Martin Rowe
It’s been several months since my last blog, and there are a number of reasons for that. Work and life are two. A third is that the revelations about Harvey Weinstein have set off an avalanche of accusations against other men in Hollywood and politics, that has now engulfed the animal advocacy movement. Meanwhile, the current administration continues to generate more outrage, seemingly every day—even though the US (and global) economy grows and the US unemployment rate remains low.
These three factors (#metoo, politics, and the economy) respectively reinforce introspection and retrospection, preoccupy us in day-to-day scandals, or lull us into believing that good times will last forever. To speculate now about the future can seem indulgent, even a flight from a difficult reality, even if all three of these portend potential realignments. The #metoo revolution promises to upend gender relations and power dynamics within society and politics. The danger is that it becomes only about weeding out obvious bad actors while leaving “good” men in charge, or supplanting male leadership but leaving organizations without policies that support whistleblowers or foster a healthy working environment that ends unprofessional or potentially criminal behavior. The large number of women running for political office in 2018 suggest momentum for systemic change, but it’s far from obvious that more women in power will mean a new way of conducting politics—or, more importantly, different policies altogether.
The daily churn of news makes it hard to look beyond the current administration’s reactionary policies on energy and land use to anticipate whether, for instance, the renewable energy sector is now robust enough to continue growing even when public policy is oriented toward fossil-fuel extraction and expanding markets for dirty energy. A roaring economy, driven by quarterly earnings reports, also obfuscates signs of another crash—either from the bursting of a housing bubble, banking malfeasance, rising inflation, or political instability—and how or whether we should imagine systemic change emerging from a crisis or from a confident, buoyant market with access to considerable liquidity.
That said, I see signs of change everywhere, and in the next few weeks, I’ll talk about them. Here’s one from a slightly unusual source. In a “Shouts & Murmurs” (i.e. humor) column in the February 12 & 19, 2018, editions of The New Yorker magazine, entitled “What Will Food Be Like in the Future,” Mia Mercado has fun speculating how, “In the future, food will be similar to what it is today, only bigger and with much better Wi-Fi,” and “there will be no more hunger, because hunger will get rebranded as ‘opposite full.'” She concludes her piece with the prognostication: “Everyone will be vegan in the future, so eventually we’ll all run out of things to talk about.”
On one level, Mercado is responding to the fact that, as the joke has it, “‘How do you know if someone’s vegan?’ ‘They’ll tell you.'” Veganism here is the ultimate “talking point,” the catalyst for numerous, socially embarrassing or irritating intimate or public conversations about food choices, etc.

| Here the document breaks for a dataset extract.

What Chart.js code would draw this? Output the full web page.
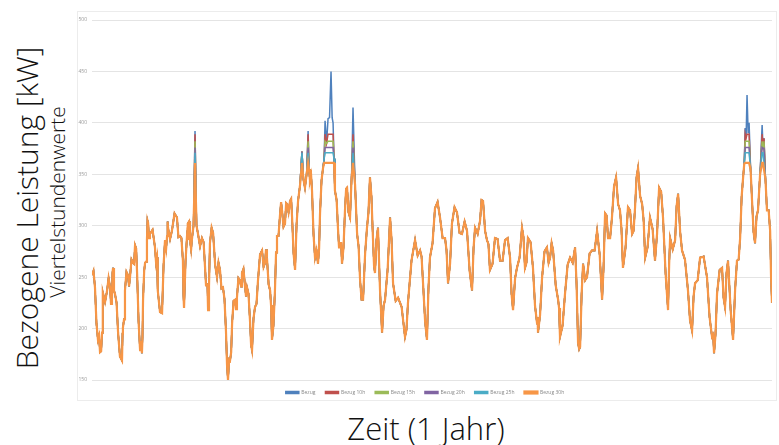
<!DOCTYPE html>
<html><head><meta charset="utf-8">
<script src="https://cdn.jsdelivr.net/npm/chart.js@4"></script>
<style>
html,body{margin:0;padding:0;background:#fff;width:779px;height:445px;overflow:hidden;font-family:"Open Sans","Noto Sans",sans-serif;}
#box{position:absolute;left:77px;top:11px;width:698px;height:388px;border:1px solid #ececec;background:#fff;}
#c{position:absolute;left:0;top:0;display:block}
.lbl{position:absolute;color:#111;white-space:nowrap;font-weight:300;line-height:1;}
#yt{left:27px;top:208px;font-size:30px;transform:translate(-50%,-50%) rotate(-90deg);}
#ys{left:57px;top:202px;font-size:21px;transform:translate(-50%,-50%) rotate(-90deg);}
#xt{left:426px;top:428px;font-size:31px;transform:translate(-50%,-50%);}
</style></head>
<body>
<div id="box"><canvas id="c" width="698" height="393"></canvas></div>
<div class="lbl" id="yt">Bezogene Leistung [kW]</div>
<div class="lbl" id="ys">Viertelstundenwerte</div>
<div class="lbl" id="xt">Zeit (1 Jahr)</div>
<script>
// day of year of main readings
const days = [0,1.6,3.2,4.3,5.4,5.9,8.1,9.7,10.7,11.3,
12.3,14.0,16.1,16.6,17.7,19.3,20.4,22.0,23.1,24.2,
25.8,26.8,27.4,28.5,29.5,30.1,31.1,33.8,34.9,35.4,
37.6,39.2,40.3,40.8,42.9,45.6,47.2,48.8,49.4,51.0,
51.5,52.6,53.7,55.3,56.9,59.0,60.7,61.7,62.3,63.3,
65.0,67.1,68.7,70.3,71.9,73.0,74.1,75.2,76.8,77.8,
79.4,80.5,82.1,83.2,84.8,85.9,87.5,89.1,91.3,92.9,
93.9,95.6,96.6,98.2,99.3,100.9,102.0,103.6,104.7,106.3,
107.4,109.0,110.6,112.7,114.3,116.0,117.0,118.1,119.7,121.3,
122.4,124.0,125.1,126.7,128.3,129.4,130.4,132.1,133.1,134.2,
135.8,136.9,138.5,140.1,142.3,143.9,145.5,147.6,149.2,150.8,
151.9,153.5,155.7,157.3,160.0,161.6,164.3,168.0,169.6,173.4,
176.1,177.7,179.8,181.4,184.1,186.8,189.5,191.1,193.2,195.9,
198.6,201.3,204.0,205.6,208.3,209.9,212.0,213.6,216.3,219.0,
221.7,224.4,226.0,228.1,230.8,232.4,234.0,236.7,238.9,239.4,
241.6,244.2,245.9,247.5,250.2,251.2,253.9,256.6,259.3,260.9,
262.0,263.6,265.7,268.4,271.1,273.8,275.4,277.0,279.1,281.3,
283.4,285.0,287.7,289.9,291.5,293.1,295.3,296.9,299.5,302.2,
304.4,306.5,309.2,310.3,313.0,314.6,316.7,319.9,322.1,323.7,
326.4,330.1,332.8,333.9,335.5,338.2,339.8,341.4,344.1,346.2,
347.9,349.5,350.6,351.6,352.7,354.3,355.9,357.5,359.7,360.7,
362.3,364.0,365.0];
// measured load (kW), uncapped
const load = [252,240,189,177,196,235,237,240,228,259,
234,196,169,201,237,252,250,264,281,254,
179,176,228,264,286,303,292,279,269,237,
215,286,290,298,295,308,290,266,220,290,
302,286,288,392,292,288,259,244,218,283,
293,250,257,240,198,150,169,205,228,230,
247,254,242,240,208,179,221,247,276,264,
269,237,189,237,290,310,315,302,321,324,
308,257,324,372,337,392,344,334,269,263,
312,356,402,404,450,400,334,295,283,263,
315,337,308,415,292,247,228,298,347,288,
254,298,196,228,308,244,230,192,225,286,
276,244,189,269,317,308,288,244,302,313,
292,295,237,298,305,324,286,257,288,266,
286,269,218,259,298,259,288,259,205,196,
250,279,269,276,228,192,234,269,279,186,
182,263,250,276,295,228,312,288,308,347,
315,259,318,292,318,356,321,269,308,266,
337,308,218,288,286,331,276,237,198,244,
269,250,192,176,234,259,221,266,189,266,
288,347,395,427,400,324,283,315,398,385,
315,295,225];
// in-between readings (short-term fluctuation)
const midDays = [0.8,2.4,3.8,4.9,5.7,7.0,8.9,10.2,11.0,11.8,
13.2,15.0,16.4,17.2,18.5,19.9,21.2,22.6,23.7,25.0,
26.3,27.1,28.0,29.0,29.8,30.6,32.5,34.4,35.2,36.5,
38.4,39.8,40.6,41.9,44.3,46.4,48.0,49.1,50.2,51.3,
52.1,53.2,54.5,56.1,58.0,59.9,61.2,62.0,62.8,64.2,
66.1,67.9,69.5,71.1,72.5,73.6,74.7,76.0,77.3,78.6,
80.0,81.3,82.7,84.0,85.4,86.7,88.3,90.2,92.1,93.4,
94.8,96.1,97.4,98.8,100.1,101.5,102.8,104.2,105.5,106.9,
108.2,109.8,111.7,113.5,115.2,116.5,117.6,118.9,120.5,121.9,
123.2,124.6,125.9,127.5,128.9,129.9,131.3,132.6,133.7,135.0,
136.4,137.7,139.3,141.2,143.1,144.7,146.6,148.4,150.0,151.4,
152.7,154.6,156.5,158.7,160.8,163.0,166.2,168.8,171.5,174.8,
176.9,178.8,180.6,182.8,185.5,188.2,190.3,192.2,194.6,197.3,
200.0,202.7,204.8,207.0,209.1,211.0,212.8,215.0,217.7,220.4,
223.1,225.2,227.1,229.5,231.6,233.2,235.4,237.8,239.2,240.5,
242.9,245.1,246.7,248.9,250.7,252.6,255.3,258.0,260.1,261.5,
262.8,264.7,267.1,269.8,272.5,274.6,276.2,278.1,280.2,282.4,
284.2,286.4,288.8,290.7,292.3,294.2,296.1,298.2,300.9,303.3,
305.5,307.9,309.8,311.7,313.8,315.7,318.3,321.0,322.9,325.1,
328.3,331.5,333.4,334.7,336.9,339.0,340.6,342.8,345.2,347.1,
348.7,350.1,351.1,352.2,353.5,355.1,356.7,358.6,360.2,361.5,
363.2,364.5];
const midLoad = [256,205,193,178,226,226,249,224,254,237,
225,173,195,209,255,241,267,263,278,207,
188,192,256,265,305,288,296,264,263,216,
261,278,304,287,312,289,288,233,265,286,
304,277,300,300,280,284,242,241,241,298,
262,264,239,229,164,170,177,227,219,249,
241,258,231,234,184,210,224,272,260,277,
243,223,203,274,290,323,299,322,313,326,
273,301,340,345,350,355,349,292,276,278,
344,365,380,405,405,365,325,279,283,279,
336,313,345,340,280,228,273,313,328,261,
286,237,222,258,286,227,221,199,266,271,
270,207,239,283,323,288,276,263,318,293,
304,256,278,292,325,295,282,263,287,266,
288,234,249,269,289,264,284,222,211,213,
275,264,283,242,220,203,262,264,243,180,
233,247,273,276,272,260,310,288,338,321,
297,279,315,295,347,329,305,279,297,292,
333,253,263,277,319,294,267,208,231,247,
270,211,194,195,257,230,254,218,238,267,
328,360,385,390,355,294,309,350,375,345,
315,250];
// series names and peak limits (kW) read from the plateaus
const seriesNames = ["Bezug","Bezug 10h","Bezug 15h","Bezug 20h","Bezug 25h","Bezug 30h"];
const limits = [null,389,382,376,371,361];
const colors = ["#4F81BD","#C0504D","#9BBB59","#8064A2","#4BACC6","#F79646"];
const yTicks = [150,200,250,300,350,400,450,500];

// merge main and in-between readings in time order
const pts = [];
for (let k=0;k<days.length;k++){
  pts.push([days[k],load[k]]);
  if (k<midDays.length) pts.push([midDays[k],midLoad[k]]);
}

const datasets = seriesNames.map((name,i)=>({
  label:name,
  data: pts.map(p=>({x:p[0], y: limits[i]==null ? p[1] : Math.min(p[1], limits[i])})),
  borderColor:colors[i], backgroundColor:colors[i],
  borderWidth: i===5 ? 2.2 : 1.5, pointRadius:0, tension:0,
  order: 5-i
}));

new Chart(document.getElementById('c'),{
  type:'line',
  data:{datasets},
  options:{
    responsive:false, animation:false, events:[],
    layout:{padding:{left:0,right:4,top:6,bottom:0}},
    plugins:{
      tooltip:{enabled:false},
      legend:{position:'bottom',
        labels:{font:{size:5,family:'Open Sans'},color:'#888',boxWidth:13,boxHeight:2,padding:10,
          sort:(a,b)=>a.datasetIndex-b.datasetIndex}}
    },
    scales:{
      x:{type:'linear',min:0,max:365,display:false},
      y:{min:150,max:500,
        afterBuildTicks:(s)=>{s.ticks=yTicks.map(v=>({value:v}));},
        afterFit:(s)=>{s.width=14;},
        border:{display:false},
        grid:{color:'#e4e4e4',drawTicks:false},
        ticks:{font:{size:5,family:'Open Sans'},color:'#999',padding:5}}
    }
  }
});
</script>
</body></html>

On another level, however, Mercado is perhaps echoing my own intuition that veganism is not merely a talking point but “good to think with“: that it offers us a chance to reflect on resources, culture, nutrition, sustainability, race, justice, and resilience. To “be vegan,” therefore threatens or promises the possibility of difference or distinctiveness that encourages conversation or makes life interesting—depending on your perspective.
So is the vegan future a mic-drop gag or throwaway last line? Perhaps it’s both, or neither. At the very least, much like a joke, it’s entered the conversation with all its destabilizing tendencies and threat-grins of social anxiety.